Risk Management

Risk management is a crucial priority for Rollie's trading engine, and the platform incorporates various measures to help users mitigate risks and ensure secure trading. Here are some critical risk management features:

  1. Slippage Tolerance: Users can set their preferred slippage tolerance level to protect against unfavorable price differences. The transaction will be reverted if the price falls beyond the set threshold to prevent potential unexpected losses;

  2. Circuit Breakers: Rollie's trading engine utilizes circuit breakers to pause trading during periods of extreme volatility. This helps avoid liquidity imbalances and sudden price crashes, reducing the risk of significant losses;

  3. 3 Open Trades per Trading Pair per Wallet - limitation to be removed in the future (coming soon);

  4. 900% winning percentage cap per trade collateral - being risk management for liquidity providers;

  5. Risk Monitoring: Rollie's robust monitoring systems actively detect and prevent risks like flash loans, front-running, and market manipulation. The risk management team works to safeguard users and maintain a safe trading environment;

  6. User Awareness: Users can minimize risks by conducting thorough research, understanding market conditions, and setting appropriate trading parameters such as limits and stop-loss orders.

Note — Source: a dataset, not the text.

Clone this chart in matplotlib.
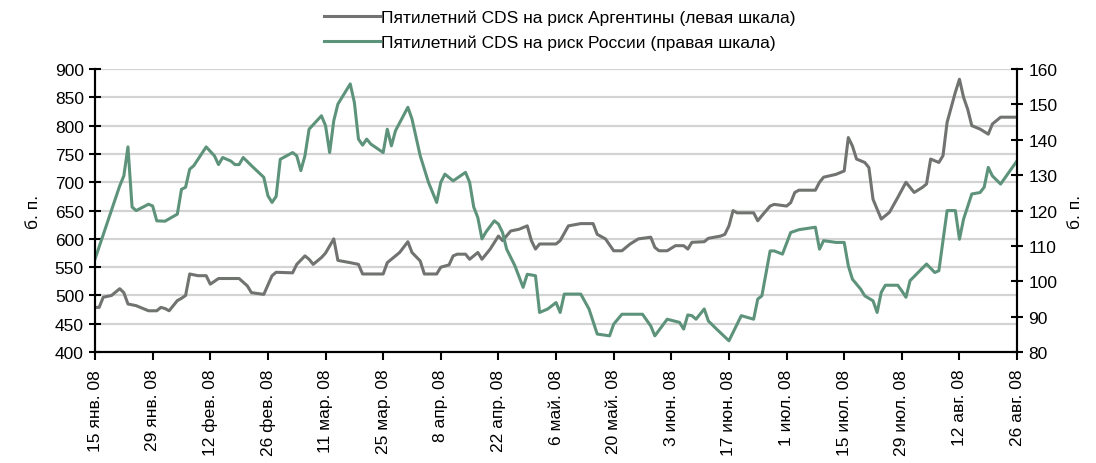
import numpy as np
import matplotlib.pyplot as plt

plt.rcParams['font.family'] = ['Liberation Sans', 'DejaVu Sans']

# days since 15 Jan 2008
arg_days = [0, 1, 2, 4, 6, 7, 8, 10, 11, 13, 15, 16, 17, 18, 20, 21, 22, 23, 25, 27,
            28, 30, 35, 37, 38, 41, 43, 44, 48, 49, 51, 52, 53, 54, 55, 56, 58, 59, 62, 64,
            65, 70, 71, 72, 74, 76, 77, 79, 80, 83, 84, 86, 87, 88, 90, 91, 93, 94, 96, 98,
            99, 101, 103, 105, 106, 107, 108, 112, 113, 115, 118, 121, 122, 124, 126, 128, 130, 132, 135, 136,
            137, 139, 141, 143, 144, 145, 148, 149, 152, 153, 154, 155, 156, 160, 161, 162, 164, 165, 168, 169,
            170, 171, 175, 176, 177, 180, 181, 182, 183, 184, 185, 187, 188, 189, 191, 193, 195, 197, 199, 201,
            202, 203, 205, 206, 207, 209, 210, 211, 212, 213, 215, 217, 218, 220, 224]
arg_cds = [479, 479, 497, 500, 512, 505, 485, 482, 479, 473, 473, 479, 477, 473, 491, 495, 500, 538, 535, 535,
           520, 530, 530, 517, 505, 502, 535, 541, 540, 555, 570, 564, 555, 561, 567, 575, 600, 562, 558, 555,
           538, 538, 558, 564, 576, 595, 576, 561, 538, 538, 550, 554, 570, 573, 573, 564, 576, 564, 582, 605,
           597, 614, 617, 623, 597, 582, 591, 591, 597, 623, 627, 627, 608, 600, 579, 579, 591, 600, 603, 585,
           579, 579, 588, 588, 582, 594, 595, 601, 605, 608, 623, 650, 646, 646, 632, 641, 658, 661, 658, 664,
           682, 686, 686, 700, 709, 714, 717, 720, 779, 764, 741, 735, 726, 670, 635, 647, 673, 700, 682, 691,
           697, 741, 735, 747, 806, 859, 882, 850, 829, 800, 794, 785, 803, 815, 815]

rus_days = [0, 6, 7, 8, 9, 10, 13, 14, 15, 17, 20, 21, 22, 23, 24, 27, 29, 30, 31, 33,
            34, 35, 36, 38, 41, 42, 43, 44, 45, 48, 49, 50, 51, 52, 55, 56, 57, 58, 59, 62,
            63, 64, 65, 66, 67, 70, 71, 72, 73, 76, 77, 79, 81, 83, 84, 85, 87, 90, 91, 92,
            93, 94, 95, 97, 98, 99, 100, 102, 104, 105, 107, 108, 110, 112, 113, 114, 118, 120, 122, 125,
            126, 128, 133, 135, 136, 139, 142, 143, 144, 145, 146, 148, 149, 151, 154, 157, 160, 161, 162, 164,
            165, 167, 169, 171, 175, 176, 177, 180, 182, 183, 184, 186, 187, 189, 190, 191, 192, 195, 196, 197,
            198, 202, 204, 205, 206, 207, 209, 210, 211, 213, 215, 216, 217, 218, 220, 224]
rus_cds = [106.3, 127, 129.8, 138, 121, 120, 121.8, 121.3, 117.1, 117, 119, 126, 126.6, 131.7, 132.7, 138, 135.5, 133, 135, 134,
           133, 133, 135, 132.7, 129.4, 124.2, 122.3, 124, 134.5, 136.4, 135.5, 131.3, 135.5, 143, 146.8, 144, 136.4, 145.4, 150.1, 155.8,
           150.6, 140.2, 138.5, 140.2, 138.8, 136.4, 143, 138.3, 142.6, 149.2, 145.9, 135.5, 128, 122.3, 128, 130.3, 128.4, 130.8, 128, 121,
           118, 112, 114, 117.1, 116.2, 113.8, 109.1, 104.4, 98.3, 102, 101.6, 91.2, 92.2, 94, 91.2, 96.4, 96.4, 92.2, 85.1, 84.6,
           87.9, 90.7, 90.7, 87.4, 84.6, 89.3, 88.4, 86.5, 90.5, 90.3, 89.3, 92.2, 88.8, 86.5, 83.2, 90.3, 89.3, 95, 95.9, 108.6,
           108.6, 107.7, 113.8, 114.6, 115.3, 109.1, 111.5, 111, 111, 104.4, 100.6, 97.8, 95.9, 94.5, 91.2, 96.9, 98.9, 98.9, 97.3, 95.5,
           100.2, 104.9, 102.5, 103, 111.5, 120, 120, 111.9, 117.6, 124.7, 125.1, 126.6, 132.2, 129.8, 127.5, 134.1]

tick_labels = ['15 янв. 08', '29 янв. 08', '12 фев. 08', '26 фев. 08', '11 мар. 08', '25 мар. 08',
               '8 апр. 08', '22 апр. 08', '6 май. 08', '20 май. 08', '3 июн. 08', '17 июн. 08',
               '1 июл. 08', '15 июл. 08', '29 июл. 08', '12 авг. 08', '26 авг. 08']

start = np.datetime64('2008-01-15')
arg_dates = start + np.array(arg_days)
rus_dates = start + np.array(rus_days)
tick_dates = start + 14 * np.arange(len(tick_labels))

grey = '#707370'
green = '#5e937b'

fig = plt.figure(figsize=(10.96, 4.64), dpi=100)
ax = fig.add_axes([0.0867, 0.239, 0.8413, 0.61])
ax2 = ax.twinx()

l1, = ax.plot(arg_dates, arg_cds, color=grey, lw=2.2, label='Пятилетний CDS на риск Аргентины (левая шкала)')
l2, = ax2.plot(rus_dates, rus_cds, color=green, lw=2.2, label='Пятилетний CDS на риск России (правая шкала)')

ax.set_ylim(400, 900)
ax.set_yticks(np.arange(400, 901, 50))
ax2.set_ylim(80, 160)
ax2.set_yticks(np.arange(80, 161, 10))
ax.set_xlim(tick_dates[0], tick_dates[-1])
ax.set_xticks(tick_dates)
ax.set_xticklabels(tick_labels, rotation=90, fontsize=12.5)
ax.grid(axis='y', color='#d3d3d3', lw=1.6)
ax.set_axisbelow(True)

for a in (ax, ax2):
    a.spines['top'].set_visible(False)
    for s in ('left', 'right', 'bottom'):
        a.spines[s].set_linewidth(1.5)
    a.tick_params(axis='y', direction='inout', length=9, width=1.5, labelsize=12.5)
ax.tick_params(axis='x', direction='out', length=6, width=1.5, pad=6)

ax.set_ylabel('б. п.', fontsize=12.5, labelpad=10)
ax2.set_ylabel('б. п.', fontsize=12.5, labelpad=8)

fig.legend(handles=[l1, l2], loc='upper center', bbox_to_anchor=(0.511, 1.01), frameon=False,
           fontsize=12.5, handlelength=3.2, handletextpad=0.1, labelspacing=0.5)

fig.savefig('out.png', dpi=100)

While Rollie implements risk management measures, users must use their discretion when trading and acknowledge the inherent risks. Conducting research, comprehending market conditions, and carefully assessing potential risks are necessary before making any transactions.

Rollie's trading engine is designed to provide users with a secure and efficient trading environment. By incorporating advanced risk management features and promoting fair and transparent trading practices, Rollie aims to ensure a reliable trading experience for its users.


Rollie offers decentralized financial opportunities that have the potential for high returns. However, it's essential to understand the risks of using Rollie.

Various risks are associated with using Rollie, such as market volatility, smart contract risk, regulatory changes, and contract failure or bugs. Market volatility means that the value of assets can change unexpectedly, while smart contract risk involves the possibility of smart contracts having bugs or vulnerabilities.

Regulatory changes worldwide can impact decentralized finance services' availability and legality, and contract failure or bugs may occur. Moreover, there are potential risks associated with staking, such as committing to withdrawal processing times for assets and losing them if the staking pool faces issues.

Rollie does not guarantee returns or profits; users are responsible for their investments. However, Rollie is working to provide a secure and transparent platform for users.

By understanding these risks and taking precautions, users can make informed decisions about investing in Rollie while minimizing the potential impact of the risks involved.